Viertel-Stunde:Käthchen und die Endlichkeit

Tierfriedhof Obermenzing

Absehbares Aus für die „Letzte Ruhe“ in Obermenzing.

(Foto: privat)

Wer sehen will, wie Wesen geehrt werden, die wirklich geliebt wurden, muss den Tierfriedhof in Obermenzing besuchen

Kolumne von Jutta Czeguhn

Käthchen Kollwitz wurde knapp acht Jahre alt. Aus ihrem Grab mit der schlichten Holzumrahmung wächst ein Johanniskrautstrauch, zu dem sich eine späte Brennnessel gesellt hat. Wer war Käthchen? Man weiß es nicht. Aber es ist irgendwie passend und tröstlich, wenn man an die Kunst ihrer Namensvetterin, der großen Käthe denkt, die den Trauernden, den Verzweifelten in ihrem Werk ein Gesicht gab. Der Obermenzinger Tierfriedhof ist kein bedrückender Ort. Die Dichte an Herzen und Engeln ist wohl um vieles höher als in anderen Begräbnisstätten. Klar, die Toten, die hier ruhen, wurden und werden immer noch innigst geliebt. Wie Paco, der zwar schon 2015 diese Erde verlassen hat, dessen Fressnapf neben seinem Grabmal jedoch so blitzeblank ist, als hätte er eben noch eine Portion Happy dog verspeist.

Keiner Menschenseele begegnet man bei diesem Vormittagsspaziergang hier am Rande von Obermenzing, was eine Wohltat ist. Der Corona-Slalom zwischen all den Spaziergängern im Blutenburg-Park kann recht nervtötend sein. Der Weg zum Tierfriedhof führt über die Pippinger Straße. Auf Höhe Alter Wirt biegt man jedoch nicht Richtung Gaststätte, sondern nimmt den Breiten Weg gen Westen.

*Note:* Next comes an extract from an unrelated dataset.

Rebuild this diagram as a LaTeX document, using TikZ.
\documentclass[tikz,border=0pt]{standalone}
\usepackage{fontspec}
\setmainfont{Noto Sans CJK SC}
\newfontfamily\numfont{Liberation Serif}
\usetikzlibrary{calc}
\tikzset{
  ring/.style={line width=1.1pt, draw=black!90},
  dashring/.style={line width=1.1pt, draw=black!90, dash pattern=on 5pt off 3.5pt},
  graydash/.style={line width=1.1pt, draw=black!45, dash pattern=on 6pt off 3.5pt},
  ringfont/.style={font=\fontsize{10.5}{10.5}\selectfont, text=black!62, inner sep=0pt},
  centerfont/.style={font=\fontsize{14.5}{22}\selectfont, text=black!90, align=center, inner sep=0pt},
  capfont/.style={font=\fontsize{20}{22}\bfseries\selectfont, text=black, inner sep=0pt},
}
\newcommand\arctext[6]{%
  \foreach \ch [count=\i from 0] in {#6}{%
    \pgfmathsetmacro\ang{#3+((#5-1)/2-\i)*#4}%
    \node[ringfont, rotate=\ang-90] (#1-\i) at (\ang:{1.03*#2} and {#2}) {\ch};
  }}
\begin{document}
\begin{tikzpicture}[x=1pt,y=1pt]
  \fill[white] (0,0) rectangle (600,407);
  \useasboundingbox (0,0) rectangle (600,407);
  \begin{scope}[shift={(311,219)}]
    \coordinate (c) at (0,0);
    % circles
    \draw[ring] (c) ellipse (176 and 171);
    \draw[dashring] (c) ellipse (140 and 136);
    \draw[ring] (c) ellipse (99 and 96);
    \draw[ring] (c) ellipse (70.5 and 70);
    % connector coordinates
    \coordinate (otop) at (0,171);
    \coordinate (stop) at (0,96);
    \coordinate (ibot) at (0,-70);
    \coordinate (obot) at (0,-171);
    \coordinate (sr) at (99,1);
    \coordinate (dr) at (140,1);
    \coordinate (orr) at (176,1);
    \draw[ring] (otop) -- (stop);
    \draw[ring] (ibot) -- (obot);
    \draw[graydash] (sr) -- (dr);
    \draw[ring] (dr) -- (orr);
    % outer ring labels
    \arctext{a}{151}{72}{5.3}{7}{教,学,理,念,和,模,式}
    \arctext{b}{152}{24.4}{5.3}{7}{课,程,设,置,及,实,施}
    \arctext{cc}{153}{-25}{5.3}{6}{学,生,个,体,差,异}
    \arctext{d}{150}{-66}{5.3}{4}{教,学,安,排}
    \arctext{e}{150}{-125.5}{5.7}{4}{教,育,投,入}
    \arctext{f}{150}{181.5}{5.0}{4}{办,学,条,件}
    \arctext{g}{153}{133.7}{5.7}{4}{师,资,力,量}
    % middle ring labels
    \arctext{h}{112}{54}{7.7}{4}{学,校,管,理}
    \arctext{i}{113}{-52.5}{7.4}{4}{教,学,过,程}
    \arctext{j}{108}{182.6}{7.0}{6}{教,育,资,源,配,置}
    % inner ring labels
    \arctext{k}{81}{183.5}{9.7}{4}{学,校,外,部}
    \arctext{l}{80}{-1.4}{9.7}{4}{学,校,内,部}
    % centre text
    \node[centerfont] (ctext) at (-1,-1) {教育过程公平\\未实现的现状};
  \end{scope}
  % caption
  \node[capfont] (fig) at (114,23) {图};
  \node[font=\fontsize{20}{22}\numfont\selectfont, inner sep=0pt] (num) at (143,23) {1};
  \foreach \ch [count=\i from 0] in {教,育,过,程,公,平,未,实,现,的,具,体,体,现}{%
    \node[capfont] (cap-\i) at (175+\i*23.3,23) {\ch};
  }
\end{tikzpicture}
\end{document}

Immer geradeaus, zwischen Äckern. Man begegnet einem frechen Huhn, das seinem mobilen Stall auf dem Feld glücklich entfleucht ist. Dann weist schon ein Schild zum umzäunten Gräberfeld, das quasi auf der Rückseite des Obermenzinger Menschenfriedhofs liegt. Das Eingangstor ist geöffnet, die Rollläden der blauen Holzbaracke jedoch sind herunter gelassen.

Die "Letzte Ruhe" heißt Münchens einziger Friedhof, auf dem individuelle Tierbestattung möglich ist. Still ist es hier, nur das gleichmäßige Rauschen der nahen Autobahn ist zu hören. Hunde, Katzen, Meerschweinchen, auch Kaninchen liegen hier begraben. Für ihre Menschen war es offensichtlich keine Option, sie im eigenen Garten zu verscharren, in die Tierkörperbeseitigung zu geben oder im Tierkrematorium einäschern und dort in einem Sammelgrab beerdigen zu lassen. Reihen-, Einzel- oder Anonymgräber gibt es hier, zumeist sind sie hingebungsvoll hergerichtet und gepflegt, mit Grablichtern, Buxumrandungen und dem Herbst-Klassiker Erika fürs Beet.

Erst beim Hinausgehen liest man den Text auf dem großen Schild über den Fahrradständern: "Der Tierfriedhof wird ab dem 31. 5. 2025 geschlossen! Bitte räumen Sie Ihre Gräber samt Umrandung bis dahin ab. Andernfalls werden diese kostenpflichtig entfernt." Wie das ganze Leben - auch die letzte Ruhe ist endlich.